E’ stata pronunciata ieri la sentenza di primo grado nel processo sul “caso Ruby”: i giudici della IV sezione penale del tribunale di Milano, dopo sette ore di camera di consiglio hanno deciso di condannare Silvio Berlusconi a 7 anni di reclusione e alla interdizione perpetua dai pubblici uffici per il reato di concussione e prostituzione minorile. La Corte, riconoscendo il vincolo della continuazione tra i reati di concussione e prostituzione, ha superato le richieste della procura portando la pena complessiva ad un anno in più. Il procuratore aggiunto Ilda Boccassini (in ferie e sostituito dal procuratore Edmondo Bruti Liberati) e il pm Antonio Sangermano, avevano chiesto 6 anni di carcere. Le motivazioni della sentenza saranno depositate fra 90 giorni.
Un processo travagliato. Nel corso del dibattimento decine di testimonianze si sono poi rivelate false ed infondate e sono state rese dalle “olgettine” per ottenere soltanto una risonanza mediatica. I giudici hanno disposto perciò la trasmissione degli atti alla procura affinché valuti le presunte false deposizioni. La trasmissione degli atti riguarda diverse ragazze ospiti alla feste ad Arcore.
Credevo nell’assoluzione. «Ero veramente convinto che mi assolvessero», ha spiegato l’ex premier in una nota, «perché nei fatti non c’era davvero nessuna possibilità di condannarmi. E invece è stata emessa una sentenza incredibile, di una violenza mai vista né sentita prima, per cercare di eliminarmi dalla vita politica di questo Paese». L’avvocato dell’ex premier Niccolò Ghedini, intercettato dai cronisti fuori del tribunale, annuncia: «Faremo appello». E aggiunge: «La sentenza non mi sorprende affatto. Sono due anni e mezzo che diciamo che qui questo processo non si poteva fare. E’ una sentenza completamente al di fuori della realtà, fuori da ogni logica, l’accusa di costrizione è allucinante.

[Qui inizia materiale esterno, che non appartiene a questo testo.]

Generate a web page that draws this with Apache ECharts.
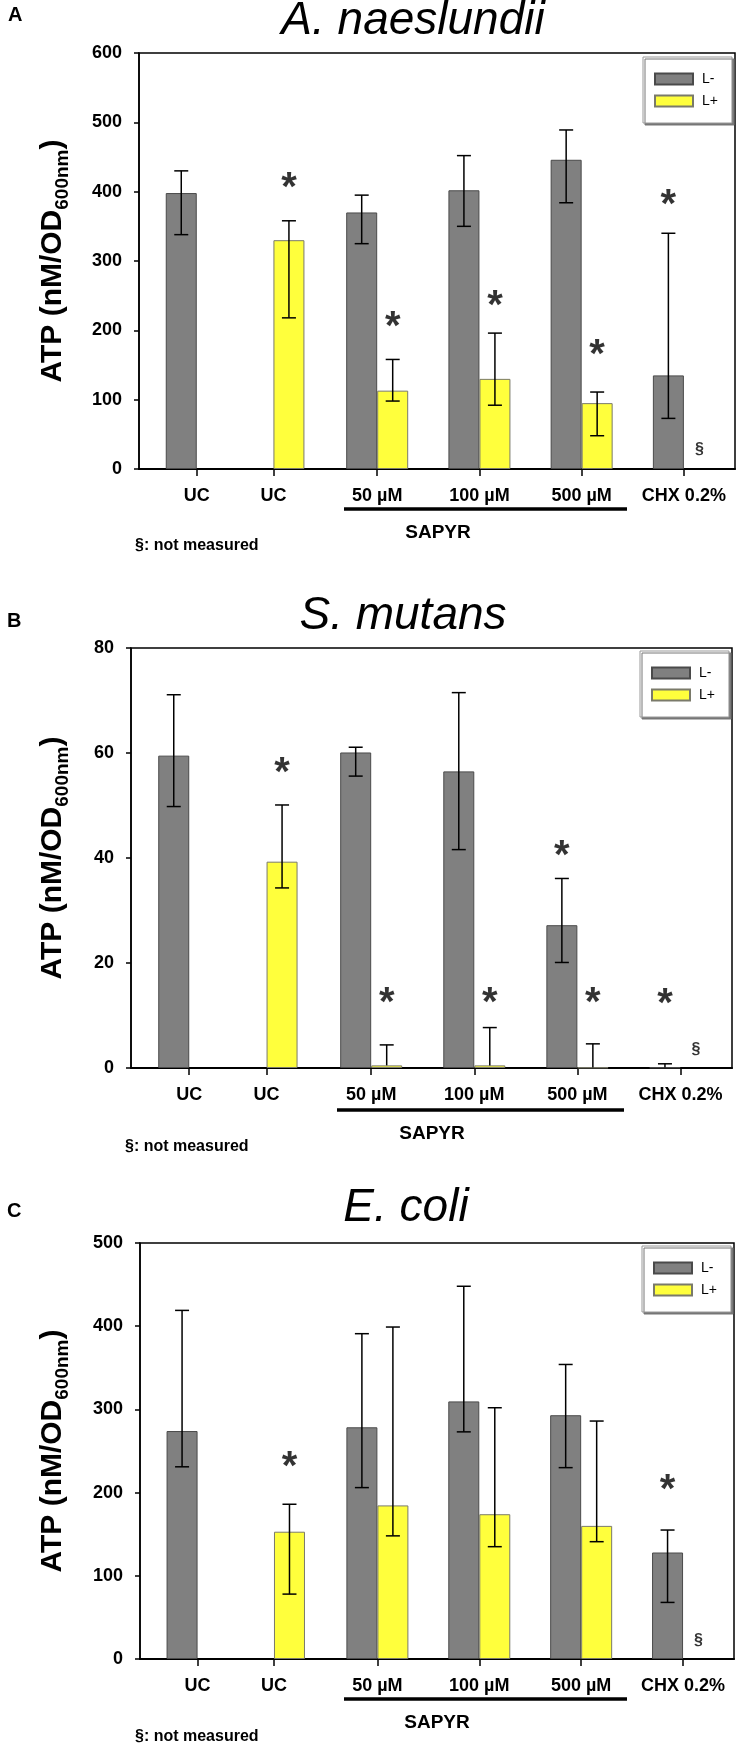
<!DOCTYPE html>
<html><head><meta charset="utf-8">
<script src="https://cdn.jsdelivr.net/npm/echarts@6/dist/echarts.min.js"></script>
<style>html,body{margin:0;padding:0;background:#fff}#c{width:739px;height:1748px}</style>
</head><body><div id="c"></div>
<script>
// ---------- data ----------
const categories = ['UC', 'UC', '50 µM', '100 µM', '500 µM', 'CHX 0.2%'];
const categoryPositions = [0.235, 0.985, 2, 3, 4, 5];
const seriesNames = ['L-', 'L+'];

// Panel A: A. naeslundii
const aTitle = 'A. naeslundii';
const aYTicks = [0, 100, 200, 300, 400, 500, 600];
const aLminus = [398, null, 370, 402, 446, 135];
const aLminusLow = [338, null, 325, 350, 384, 73];
const aLminusHigh = [430, null, 395, 452, 489, 340];
const aLplus = [null, 330, 113, 130, 95, null];
const aLplusLow = [null, 218, 98, 92, 48, null];
const aLplusHigh = [null, 358, 158, 196, 111, null];
const aStarLminus = [null, null, null, null, null, 392];
const aStarLplus = [null, 417, 216, 247, 176, null];
const aNotMeasuredLplus = [null, null, null, null, null, 28];

// Panel B: S. mutans
const bTitle = 'S. mutans';
const bYTicks = [0, 20, 40, 60, 80];
const bLminus = [59.5, null, 60.1, 56.5, 27.2, 0.1];
const bLminusLow = [49.8, null, 55.6, 41.6, 20.1, 0.1];
const bLminusHigh = [71.1, null, 61.1, 71.5, 36.1, 0.8];
const bLplus = [null, 39.3, 0.5, 0.5, 0.1, null];
const bLplusLow = [null, 34.3, 0.5, 0.5, 0.1, null];
const bLplusHigh = [null, 50.1, 4.4, 7.7, 4.6, null];
const bStarLminus = [null, null, null, null, 42, 13.7];
const bStarLplus = [null, 57.8, 14, 14, 14, null];
const bNotMeasuredLplus = [null, null, null, null, null, 3.5];

// Panel C: E. coli
const cTitle = 'E. coli';
const cYTicks = [0, 100, 200, 300, 400, 500];
const cLminus = [274, null, 278.5, 309.6, 293, 128];
const cLminusLow = [231, null, 206, 273, 230, 68];
const cLminusHigh = [419, null, 391, 448, 354, 155];
const cLplus = [null, 153, 184.6, 174, 160, null];
const cLplusLow = [null, 78, 148, 135, 141, null];
const cLplusHigh = [null, 186, 399, 302, 286, null];
const cStarLminus = [null, null, null, null, null, 213];
const cStarLplus = [null, 241, null, null, null, null];
const cNotMeasuredLplus = [null, null, null, null, null, 22.6];

const yAxisName = ['ATP (nM/OD', '600nm', ')'];
const sapyrLabel = 'SAPYR';
const notMeasuredNote = '§: not measured';
const panelLetters = ['A', 'B', 'C'];

// ---------- layout / style ----------
const FONT = '"Liberation Sans", Arial, Helvetica, sans-serif';
const BAR_W = 31;
const HALF = BAR_W / 2;
const GRAY = '#808080';
const YELLOW = '#ffff3c';

const panels = [
  { title: aTitle, ticks: aYTicks, lm: aLminus, lmLo: aLminusLow, lmHi: aLminusHigh,
    lp: aLplus, lpLo: aLplusLow, lpHi: aLplusHigh, sm: aStarLminus, sp: aStarLplus, nm: aNotMeasuredLplus,
    grid: { left: 139, right: 4, top: 53, height: 416 },
    legend: { left: 643, top: 57 },
    titlePos: [413, 21], letterPos: [8, 15], sapyr: [438, 533], line: [344, 627, 509], note: [135, 546] },
  { title: bTitle, ticks: bYTicks, lm: bLminus, lmLo: bLminusLow, lmHi: bLminusHigh,
    lp: bLplus, lpLo: bLplusLow, lpHi: bLplusHigh, sm: bStarLminus, sp: bStarLplus, nm: bNotMeasuredLplus,
    grid: { left: 131, right: 7, top: 648, height: 420 },
    legend: { left: 640, top: 651 },
    titlePos: [403, 616.5], letterPos: [7, 621], sapyr: [432, 1134], line: [337, 624, 1110], note: [125, 1147] },
  { title: cTitle, ticks: cYTicks, lm: cLminus, lmLo: cLminusLow, lmHi: cLminusHigh,
    lp: cLplus, lpLo: cLplusLow, lpHi: cLplusHigh, sm: cStarLminus, sp: cStarLplus, nm: cNotMeasuredLplus,
    grid: { left: 140, right: 5, top: 1243, height: 416 },
    legend: { left: 642, top: 1246 },
    titlePos: [406, 1208.5], letterPos: [7, 1211.5], sapyr: [437, 1722.5], line: [344, 627, 1699], note: [135, 1737] }
];

function labelFor(v) {
  const i = categoryPositions.findIndex(p => Math.abs(p - v) < 1e-6);
  return i >= 0 ? categories[i] : '';
}

function barData(vals) {
  const out = [];
  vals.forEach((v, i) => { if (v !== null) out.push([categoryPositions[i], v]); });
  return out;
}
function errData(vals, lo, hi) {
  const out = [];
  vals.forEach((v, i) => { if (v !== null) out.push([categoryPositions[i], lo[i], hi[i], v]); });
  return out;
}
function pointData(vals) {
  const out = [];
  vals.forEach((v, i) => { if (v !== null) out.push([categoryPositions[i], v]); });
  return out;
}
function errRender(side) {
  return function (params, api) {
    const x = api.value(0), lo = api.value(1), hi = api.value(2), v = api.value(3);
    const pLo = api.coord([x, lo]);
    const pHi = api.coord([x, hi]);
    const cx = pLo[0] + side * HALF;
    const st = { stroke: '#000', lineWidth: 1.5 };
    const children = [
      { type: 'line', shape: { x1: cx, y1: pLo[1], x2: cx, y2: pHi[1] }, style: st },
      { type: 'line', shape: { x1: cx - 7, y1: pHi[1], x2: cx + 7, y2: pHi[1] }, style: st }
    ];
    if (lo < v) children.push({ type: 'line', shape: { x1: cx - 7, y1: pLo[1], x2: cx + 7, y2: pLo[1] }, style: st });
    return { type: 'group', children };
  };
}

const grids = [], xAxes = [], yAxes = [], series = [], legends = [], graphics = [];

panels.forEach((p, k) => {
  grids.push(Object.assign({ show: true, borderColor: '#000', borderWidth: 1.5, backgroundColor: 'transparent' }, p.grid));
  xAxes.push({
    type: 'value', gridIndex: k, min: -0.33, max: 5.5,
    axisLine: { show: true, onZero: false, lineStyle: { color: '#000', width: 2 } },
    axisTick: { show: true, customValues: categoryPositions, length: 7, lineStyle: { color: '#000', width: 1.5 } },
    axisLabel: { show: true, customValues: categoryPositions, formatter: labelFor, margin: 18,
      fontSize: 18, fontWeight: 'bold', color: '#000', fontFamily: FONT },
    splitLine: { show: false }
  });
  const tk = p.ticks;
  yAxes.push({
    type: 'value', gridIndex: k, min: tk[0], max: tk[tk.length - 1], interval: tk[1] - tk[0],
    axisLine: { show: true, onZero: false, lineStyle: { color: '#000', width: 1.5 } },
    axisTick: { show: true, length: 5, lineStyle: { color: '#000', width: 1.5 } },
    axisLabel: { margin: 17, fontSize: 18, fontWeight: 'bold', color: '#000', fontFamily: FONT },
    splitLine: { show: false }
  });
  series.push({
    type: 'bar', name: seriesNames[0], xAxisIndex: k, yAxisIndex: k, data: barData(p.lm),
    barWidth: BAR_W, barGap: '0%',
    itemStyle: { color: GRAY, borderColor: '#4a4a4a', borderWidth: 1 }
  });
  series.push({
    type: 'bar', name: seriesNames[1], xAxisIndex: k, yAxisIndex: k, data: barData(p.lp),
    barWidth: BAR_W, barGap: '0%',
    itemStyle: { color: YELLOW, borderColor: '#7a7a6a', borderWidth: 1 }
  });
  series.push({
    type: 'custom', name: 'errm' + k, xAxisIndex: k, yAxisIndex: k, renderItem: errRender(-1),
    data: errData(p.lm, p.lmLo, p.lmHi), z: 5, clip: false
  });
  series.push({
    type: 'custom', name: 'errp' + k, xAxisIndex: k, yAxisIndex: k, renderItem: errRender(1),
    data: errData(p.lp, p.lpLo, p.lpHi), z: 5, clip: false
  });
  const starLabel = (dx) => ({ show: true, position: 'inside', formatter: '*', offset: [dx, 9],
    fontSize: 40, fontWeight: 'bold', color: '#000', fontFamily: FONT });
  series.push({
    type: 'scatter', name: 'starm' + k, xAxisIndex: k, yAxisIndex: k, data: pointData(p.sm),
    symbol: 'circle', symbolSize: 1, itemStyle: { color: 'rgba(0,0,0,0)' }, label: starLabel(-HALF), z: 6, silent: true
  });
  series.push({
    type: 'scatter', name: 'starp' + k, xAxisIndex: k, yAxisIndex: k, data: pointData(p.sp),
    symbol: 'circle', symbolSize: 1, itemStyle: { color: 'rgba(0,0,0,0)' }, label: starLabel(HALF), z: 6, silent: true
  });
  series.push({
    type: 'scatter', name: 'nm' + k, xAxisIndex: k, yAxisIndex: k, data: pointData(p.nm),
    symbol: 'circle', symbolSize: 1, itemStyle: { color: 'rgba(0,0,0,0)' },
    label: { show: true, position: 'inside', formatter: '§', offset: [HALF, 0], fontSize: 16, fontWeight: 'bold', color: '#000', fontFamily: FONT },
    z: 6, silent: true
  });
  legends.push({
    data: seriesNames, orient: 'vertical', left: p.legend.left, top: p.legend.top,
    itemWidth: 38, itemHeight: 11, itemGap: 8, padding: [15, 14, 15, 11],
    borderColor: '#999', borderWidth: 1, backgroundColor: '#fff',
    shadowColor: '#777', shadowOffsetX: 2, shadowOffsetY: 2, shadowBlur: 0,
    icon: 'rect', selectedMode: false,
    textStyle: { fontSize: 14, color: '#000', fontFamily: FONT, padding: [0, 0, 0, 4] }
  });
  // titles & annotations
  graphics.push({ type: 'text', x: p.titlePos[0], y: p.titlePos[1],
    style: { text: p.title, font: 'italic 46px ' + FONT, fill: '#000', align: 'center', verticalAlign: 'middle' } });
  graphics.push({ type: 'text', x: p.letterPos[0], y: p.letterPos[1],
    style: { text: panelLetters[k], font: 'bold 20px ' + FONT, fill: '#000', align: 'left', verticalAlign: 'middle' } });
  graphics.push({ type: 'text', x: 53, y: p.grid.top + p.grid.height / 2, rotation: Math.PI / 2,
    style: { text: '{a|' + yAxisName[0] + '}{b|' + yAxisName[1] + '}{a|' + yAxisName[2] + '}',
      align: 'center', verticalAlign: 'middle', fill: '#000',
      rich: {
        a: { font: 'bold 30px ' + FONT, fill: '#000', verticalAlign: 'top', lineHeight: 30 },
        b: { font: 'bold 19px ' + FONT, fill: '#000', verticalAlign: 'top', lineHeight: 19, padding: [15, 0, 0, 0] }
      } } });
  graphics.push({ type: 'text', x: p.sapyr[0], y: p.sapyr[1],
    style: { text: sapyrLabel, font: 'bold 19px ' + FONT, fill: '#000', align: 'center', verticalAlign: 'middle' } });
  graphics.push({ type: 'line', shape: { x1: p.line[0], y1: p.line[2], x2: p.line[1], y2: p.line[2] },
    style: { stroke: '#000', lineWidth: 3.5 } });
  graphics.push({ type: 'text', x: p.note[0], y: p.note[1],
    style: { text: notMeasuredNote, font: 'bold 16px ' + FONT, fill: '#000', align: 'left', verticalAlign: 'middle' } });
});

const chart = echarts.init(document.getElementById('c'), null, { renderer: 'canvas' });
chart.setOption({
  animation: false,
  backgroundColor: '#fff',
  grid: grids, xAxis: xAxes, yAxis: yAxes, series: series, legend: legends, graphic: graphics,
  tooltip: { show: false }
});
</script>
</body></html>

Un fatto estremamente grave: il tribunale non ha tenuto conto della realtà processuale».
Conseguenze sull’esecutivo. Se gli esponenti del Pdl non hanno fatto mancare il sostegno al capo per quello che ritengono sia un oltraggio politico oltre che giudiziario, i berlusconiani dell’esecutivo – così come per le colombe del partito – continuano a premere perché il destino dell’esecutivo resti separato dalle vicende giudiziarie di Berlusconi. Di ben altro parere i “falchi” del Cavaliere, secondo cui la sentenza del processo Ruby sia un primo tassello per arrivare a staccare la spina all’esecutivo. «Se qualcuno pensa che possiamo separare il nostro destino o quello del governo da Berlusconi», ha avvisato il senatore del Pdl, Sandro Bondi «non ha capito niente della nostra storia». Più che far mancare i voti a Letta, i berlusconiani potrebbero farsi più insistenti nelle priorità da portare avanti.